Half Marathon

Enter The 2019 Event Now

Description

21km of Tauranga goodness, with the bonus of being measured to IAAF standards.
You asked for 21.097km – and we give you exactly that.
The 2019 Half Marathon course has been measured to IAAF standards.

Expect to post smart times on this fast, rolling and scenic on road course.  The course is essentially a double lapper of the popular 10km loop but with a longer first lap 1 of 11.097km. The extra distance in lap 1 comes via an early dog leg onto Beach Road and the boost you’ll get from the crowd as you head through the finish line (the 10.8km mark), and pass through the start line for a second time (11.097km in). Your final 10km is the exact same as the 10km event course.  You’re never far from the Tauranga coastline and your course includes Beach Road, Harbour Drive and Kulim Park.
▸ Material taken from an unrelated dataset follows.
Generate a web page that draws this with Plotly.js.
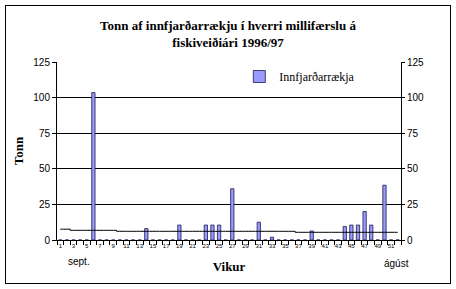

On your Half Marathon course…
Outside of the awesome scenery on course, entrants will pass our course entertainment, a bunch of supportive event marshals and 6 support stations (Levers Road – 2.2km & 12.5km, Maxwells Road – 4.7km & 15km and Kulim Park – 8.4km & 18.7km).  Each support station is manned by a passionate local community group and will be stacked with R-Line & water, plus will have first aid and toilets available.  Important intersections on your event course have been marked with RED arrows and distance markers will be placed at every km of the event course with RED km markers. Oh and be sure to look out for https://photos4sale.co.nz (our official event photographers) as they operate a PWYW model for event photos too – PWYW sounds familiar right?

Split Start Times.
We take your experience on course seriously.  All walkers (and runners who may complete the course in OVER 150 minutes) start at 6.45am. The remaining 21km entrants (who will complete the course in UNDER 150 minutes) start at 7.30am. The course cut-off for all entrants in the 21km event is 10.45am.

  • 6.45am (for all walkers and for runners who may complete the course in OVER 150 minutes).
  • 7.30am (all runners who will complete the course in UNDER 150 minutes).

Winners Circle.
Recent winners on the Tauranga Half Marathon run course are shown below:
2018. Regan Bones (1:15:43) and Alice Mason (1:16:37)
2017. Craig Kirkwood. (1:12:16) and Jess Ruthe. (1:17:07)
2016. Ben Ruthe. (1:11:23) and Esther Keown (1:20:38)
2015. Ben Ruthe. (1:10:12) and Jess Ruthe (1:17:53)
2014. Kyle McDonald (1:10:06) and Lisa Robertson (1:16:23)
2013. Tony Payne. (1:10:56) and Jess Ruthe (1:17:01)

Pace Runners.
Thanks to Craig Kirkwood Coaching, four key pace runners will be on the start line for the 2019 Pay What You Want Tauranga Half Marathon.  If you are looking to achieve the finish times shown below do stick close by the clearly identified Craig Kirkwood Coaching pace runners on course.
– 1:30:00
– 1:40:00
– 1:50:00
– 2:00:00

Train Crossing Notes.
After approx 4.8km and again at the 15km mark, the event course crosses the railway lines on Maxwells Road. In the unlikely event the bells are sounding as you approach, you’ll simply be marshaled around a turn point on Maxwells Road prior to the railway lines and you’ll be on a detour which then merges back with the main event course less than 1km later. The “train detour” has been measured to IAAF standards too, so irrespective of any detour, each 21km entrant will run the exact same 21km distance on the day.

Let us take care of everything – you just enjoy your day!

Enter The 2019 Event Now
HOW DOES PWYW WORK?

– PWYW pricing for the 21km event is on until April the 4th, 2019. We’d love you to pay the entry fee you’d expect to pay for a professional event like this one, but ultimately you, the participant, decides. If you might not have entered yourself (and the kids?) because it adds up to more than you’d like…well welcome to PWYW baby!

– 10 days out from the event PWYW pricing will take a backseat. From April 5th, 2019 until event day, all 21km entries received will be charged our typical Standard Entry Fees ($65.00). We like to call this our “deterrent” pricing strategy. For PWYW to work, we need to have an accurate prediction of final entry numbers. This way, we hope fewer people will “wait and see”, and more people will enter early so the PWYW dream can live on. *fistbump*.